§ **Exercise**:
Quote the data below in full, minus the images.

§ **Supplied data**:
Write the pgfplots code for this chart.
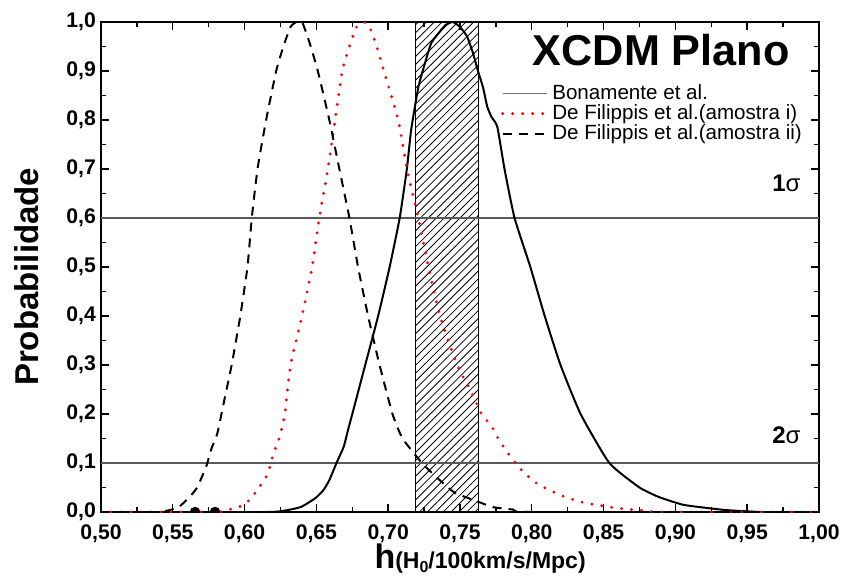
\documentclass[border=0pt]{standalone}
\usepackage{fontspec}
\setmainfont{Liberation Sans}
\usepackage{pgfplots}
\pgfplotsset{compat=1.18}
\usetikzlibrary{patterns.meta}

\begin{document}
\begin{tikzpicture}
\path[use as bounding box] (-50.5pt,-31.5pt) rectangle (370.5pt,256pt);
\begin{axis}[
  scale only axis,
  width=359pt, height=245pt,
  xmin=0.5, xmax=1.0, ymin=0, ymax=1.0,
  xtick={0.5,0.55,0.6,0.65,0.7,0.75,0.8,0.85,0.9,0.95,1.0},
  ytick={0,0.1,0.2,0.3,0.4,0.5,0.6,0.7,0.8,0.9,1.0},
  minor x tick num=1, minor y tick num=1,
  tick align=inside,
  major tick length=4pt, minor tick length=2.5pt,
  axis line style={line width=0.8pt},
  every tick/.style={black, line width=0.7pt},
  /pgf/number format/assume math mode=true,
  xticklabel style={/pgf/number format/.cd, fixed, fixed zerofill, precision=2, use comma, /tikz/.cd, yshift=-3pt},
  yticklabel style={/pgf/number format/.cd, fixed, fixed zerofill, precision=1, use comma, /tikz/.cd, xshift=1pt},
  tick label style={font=\bfseries\fontsize{10.6}{12}\selectfont},
  xlabel={\bfseries\fontsize{17}{18}\selectfont h\fontsize{11.5}{13}\selectfont(H\raisebox{-0.3ex}{\fontsize{8}{9}\selectfont 0}/100km/s/Mpc)},
  xlabel style={at={(axis description cs:0.528,-0.096)}, anchor=center},
  ylabel={\bfseries\fontsize{16.5}{18}\selectfont Probabilidade},
  ylabel style={at={(axis description cs:-0.103,0.48)}, anchor=center},
  clip marker paths=true,
  legend cell align=left,
  legend style={draw=none, fill=none, at={(rel axis cs:0.985,0.885)}, anchor=north east,
    font=\fontsize{10.3}{12}\selectfont, row sep=-3pt, inner sep=1pt},
  legend image code/.code={\draw[#1] (0pt,0pt) -- (22pt,0pt);},
]
% hatched band
\addplot[forget plot, draw=black, line width=0.6pt,
  pattern={Lines[angle=45,distance=2.8pt,line width=0.4pt]}]
  coordinates {(0.719,0) (0.719,1) (0.763,1) (0.763,0) (0.719,0)};
% sigma lines
\addplot[forget plot, draw=black!65, line width=0.6pt] coordinates {(0.5,0.6) (1.0,0.6)};
\addplot[forget plot, draw=black!65, line width=0.6pt] coordinates {(0.5,0.1) (1.0,0.1)};

\addlegendimage{draw=black!55, line width=0.6pt}
\addlegendentry{Bonamente et al.}
\addlegendimage{draw=red, line width=1.6pt, dash pattern=on 0pt off 5pt, line cap=round}
\addlegendentry{De Filippis et al.(amostra i)}
\addlegendimage{draw=black, line width=1pt, dash pattern=on 4.5pt off 3.5pt}
\addlegendentry{De Filippis et al.(amostra ii)}

% Bonamente
\addplot[forget plot, black, line width=1pt, smooth, tension=0.3] coordinates {
(0.5,0) (0.615,0) (0.63,0.004) (0.639,0.01) (0.645,0.02) (0.65,0.03) (0.655,0.045)
(0.659,0.065) (0.664,0.1) (0.669,0.133) (0.672,0.167) (0.675,0.2) (0.684,0.3)
(0.693,0.4) (0.701,0.5) (0.708,0.6) (0.713,0.7) (0.716,0.78) (0.721,0.867)
(0.726,0.92) (0.730,0.957) (0.735,0.977) (0.740,0.994) (0.745,1.0) (0.750,0.99)
(0.755,0.97) (0.759,0.937) (0.7625,0.9) (0.766,0.867) (0.769,0.827) (0.772,0.806)
(0.776,0.786) (0.781,0.7) (0.788,0.6) (0.799,0.5) (0.809,0.4) (0.82,0.3)
(0.834,0.2) (0.854,0.1) (0.875,0.05) (0.889,0.03) (0.905,0.015) (0.917,0.01)
(0.935,0.004) (0.96,0) (1.0,0)};

% De Filippis amostra i
\addplot[forget plot, red, line width=1.6pt, dash pattern=on 0pt off 5pt, line cap=round, smooth, tension=0.3] coordinates {
(0.5,0) (0.58,0) (0.588,0.005) (0.595,0.008) (0.604,0.026) (0.61,0.05)
(0.615,0.072) (0.618,0.095) (0.62,0.12) (0.623,0.14) (0.625,0.16) (0.628,0.2)
(0.632,0.30) (0.64,0.40) (0.647,0.5) (0.652,0.6) (0.658,0.7) (0.663,0.8)
(0.668,0.9) (0.673,0.95) (0.678,0.99) (0.683,1.0) (0.687,0.99) (0.692,0.95)
(0.697,0.90) (0.707,0.80) (0.713,0.70) (0.721,0.60) (0.728,0.50) (0.736,0.40)
(0.748,0.30) (0.757,0.25) (0.765,0.20) (0.772,0.175) (0.776,0.153) (0.781,0.13)
(0.787,0.106) (0.794,0.082) (0.802,0.061) (0.812,0.045) (0.822,0.032)
(0.835,0.02) (0.85,0.012) (0.865,0.006) (0.88,0.003) (0.89,0.0) (1.0,0)};

% De Filippis amostra ii
\addplot[forget plot, black, line width=1pt, dash pattern=on 4.5pt off 3.5pt, smooth, tension=0.3] coordinates {
(0.5,0) (0.53,0) (0.54,0.0) (0.548,0.004) (0.554,0.01) (0.558,0.02) (0.563,0.035)
(0.567,0.05) (0.570,0.07) (0.573,0.09) (0.577,0.13) (0.581,0.16) (0.586,0.23)
(0.591,0.30) (0.597,0.40) (0.602,0.50) (0.605,0.60) (0.609,0.70) (0.615,0.80)
(0.622,0.90) (0.627,0.95) (0.632,0.99) (0.636,1.0) (0.640,1.0) (0.645,0.96)
(0.651,0.90) (0.659,0.80) (0.666,0.70) (0.673,0.60) (0.679,0.50) (0.686,0.40)
(0.694,0.30) (0.703,0.20) (0.710,0.15) (0.7235,0.10) (0.734,0.07) (0.746,0.04)
(0.759,0.025) (0.773,0.01) (0.787,0.005) (0.80,0.0) (1.0,0)};

% small markers at the base
\addplot[forget plot, only marks, mark=*, mark size=2.4pt, black] coordinates {(0.5655,0) (0.5794,0)};

\node[anchor=east, font=\bfseries\fontsize{21.6}{24}\selectfont] at (rel axis cs:0.969,0.943) {XCDM Plano};
\node[anchor=east, font=\fontsize{12}{14}\selectfont] at (axis cs:0.992,0.67) {\textbf{1}σ};
\node[anchor=east, font=\fontsize{12}{14}\selectfont] at (axis cs:0.992,0.157) {\textbf{2}σ};
\end{axis}
\end{tikzpicture}
\end{document}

§ **Solution for this problem**:
Write the pgfplots code for this chart.
\documentclass[border=0pt]{standalone}
\usepackage{fontspec}
\setmainfont{Liberation Sans}
\usepackage{pgfplots}
\pgfplotsset{compat=1.18}
\usetikzlibrary{patterns.meta}

\begin{document}
\begin{tikzpicture}
\path[use as bounding box] (-50.5pt,-31.5pt) rectangle (370.5pt,256pt);
\begin{axis}[
  scale only axis,
  width=359pt, height=245pt,
  xmin=0.5, xmax=1.0, ymin=0, ymax=1.0,
  xtick={0.5,0.55,0.6,0.65,0.7,0.75,0.8,0.85,0.9,0.95,1.0},
  ytick={0,0.1,0.2,0.3,0.4,0.5,0.6,0.7,0.8,0.9,1.0},
  minor x tick num=1, minor y tick num=1,
  tick align=inside,
  major tick length=4pt, minor tick length=2.5pt,
  axis line style={line width=0.8pt},
  every tick/.style={black, line width=0.7pt},
  /pgf/number format/assume math mode=true,
  xticklabel style={/pgf/number format/.cd, fixed, fixed zerofill, precision=2, use comma, /tikz/.cd, yshift=-3pt},
  yticklabel style={/pgf/number format/.cd, fixed, fixed zerofill, precision=1, use comma, /tikz/.cd, xshift=1pt},
  tick label style={font=\bfseries\fontsize{10.6}{12}\selectfont},
  xlabel={\bfseries\fontsize{17}{18}\selectfont h\fontsize{11.5}{13}\selectfont(H\raisebox{-0.3ex}{\fontsize{8}{9}\selectfont 0}/100km/s/Mpc)},
  xlabel style={at={(axis description cs:0.528,-0.096)}, anchor=center},
  ylabel={\bfseries\fontsize{16.5}{18}\selectfont Probabilidade},
  ylabel style={at={(axis description cs:-0.103,0.48)}, anchor=center},
  clip marker paths=true,
  legend cell align=left,
  legend style={draw=none, fill=none, at={(rel axis cs:0.985,0.885)}, anchor=north east,
    font=\fontsize{10.3}{12}\selectfont, row sep=-3pt, inner sep=1pt},
  legend image code/.code={\draw[#1] (0pt,0pt) -- (22pt,0pt);},
]
% hatched band
\addplot[forget plot, draw=black, line width=0.6pt,
  pattern={Lines[angle=45,distance=2.8pt,line width=0.4pt]}]
  coordinates {(0.719,0) (0.719,1) (0.763,1) (0.763,0) (0.719,0)};
% sigma lines
\addplot[forget plot, draw=black!65, line width=0.6pt] coordinates {(0.5,0.6) (1.0,0.6)};
\addplot[forget plot, draw=black!65, line width=0.6pt] coordinates {(0.5,0.1) (1.0,0.1)};

\addlegendimage{draw=black!55, line width=0.6pt}
\addlegendentry{Bonamente et al.}
\addlegendimage{draw=red, line width=1.6pt, dash pattern=on 0pt off 5pt, line cap=round}
\addlegendentry{De Filippis et al.(amostra i)}
\addlegendimage{draw=black, line width=1pt, dash pattern=on 4.5pt off 3.5pt}
\addlegendentry{De Filippis et al.(amostra ii)}

% Bonamente
\addplot[forget plot, black, line width=1pt, smooth, tension=0.3] coordinates {
(0.5,0) (0.615,0) (0.63,0.004) (0.639,0.01) (0.645,0.02) (0.65,0.03) (0.655,0.045)
(0.659,0.065) (0.664,0.1) (0.669,0.133) (0.672,0.167) (0.675,0.2) (0.684,0.3)
(0.693,0.4) (0.701,0.5) (0.708,0.6) (0.713,0.7) (0.716,0.78) (0.721,0.867)
(0.726,0.92) (0.730,0.957) (0.735,0.977) (0.740,0.994) (0.745,1.0) (0.750,0.99)
(0.755,0.97) (0.759,0.937) (0.7625,0.9) (0.766,0.867) (0.769,0.827) (0.772,0.806)
(0.776,0.786) (0.781,0.7) (0.788,0.6) (0.799,0.5) (0.809,0.4) (0.82,0.3)
(0.834,0.2) (0.854,0.1) (0.875,0.05) (0.889,0.03) (0.905,0.015) (0.917,0.01)
(0.935,0.004) (0.96,0) (1.0,0)};

% De Filippis amostra i
\addplot[forget plot, red, line width=1.6pt, dash pattern=on 0pt off 5pt, line cap=round, smooth, tension=0.3] coordinates {
(0.5,0) (0.58,0) (0.588,0.005) (0.595,0.008) (0.604,0.026) (0.61,0.05)
(0.615,0.072) (0.618,0.095) (0.62,0.12) (0.623,0.14) (0.625,0.16) (0.628,0.2)
(0.632,0.30) (0.64,0.40) (0.647,0.5) (0.652,0.6) (0.658,0.7) (0.663,0.8)
(0.668,0.9) (0.673,0.95) (0.678,0.99) (0.683,1.0) (0.687,0.99) (0.692,0.95)
(0.697,0.90) (0.707,0.80) (0.713,0.70) (0.721,0.60) (0.728,0.50) (0.736,0.40)
(0.748,0.30) (0.757,0.25) (0.765,0.20) (0.772,0.175) (0.776,0.153) (0.781,0.13)
(0.787,0.106) (0.794,0.082) (0.802,0.061) (0.812,0.045) (0.822,0.032)
(0.835,0.02) (0.85,0.012) (0.865,0.006) (0.88,0.003) (0.89,0.0) (1.0,0)};

% De Filippis amostra ii
\addplot[forget plot, black, line width=1pt, dash pattern=on 4.5pt off 3.5pt, smooth, tension=0.3] coordinates {
(0.5,0) (0.53,0) (0.54,0.0) (0.548,0.004) (0.554,0.01) (0.558,0.02) (0.563,0.035)
(0.567,0.05) (0.570,0.07) (0.573,0.09) (0.577,0.13) (0.581,0.16) (0.586,0.23)
(0.591,0.30) (0.597,0.40) (0.602,0.50) (0.605,0.60) (0.609,0.70) (0.615,0.80)
(0.622,0.90) (0.627,0.95) (0.632,0.99) (0.636,1.0) (0.640,1.0) (0.645,0.96)
(0.651,0.90) (0.659,0.80) (0.666,0.70) (0.673,0.60) (0.679,0.50) (0.686,0.40)
(0.694,0.30) (0.703,0.20) (0.710,0.15) (0.7235,0.10) (0.734,0.07) (0.746,0.04)
(0.759,0.025) (0.773,0.01) (0.787,0.005) (0.80,0.0) (1.0,0)};

% small markers at the base
\addplot[forget plot, only marks, mark=*, mark size=2.4pt, black] coordinates {(0.5655,0) (0.5794,0)};

\node[anchor=east, font=\bfseries\fontsize{21.6}{24}\selectfont] at (rel axis cs:0.969,0.943) {XCDM Plano};
\node[anchor=east, font=\fontsize{12}{14}\selectfont] at (axis cs:0.992,0.67) {\textbf{1}σ};
\node[anchor=east, font=\fontsize{12}{14}\selectfont] at (axis cs:0.992,0.157) {\textbf{2}σ};
\end{axis}
\end{tikzpicture}
\end{document}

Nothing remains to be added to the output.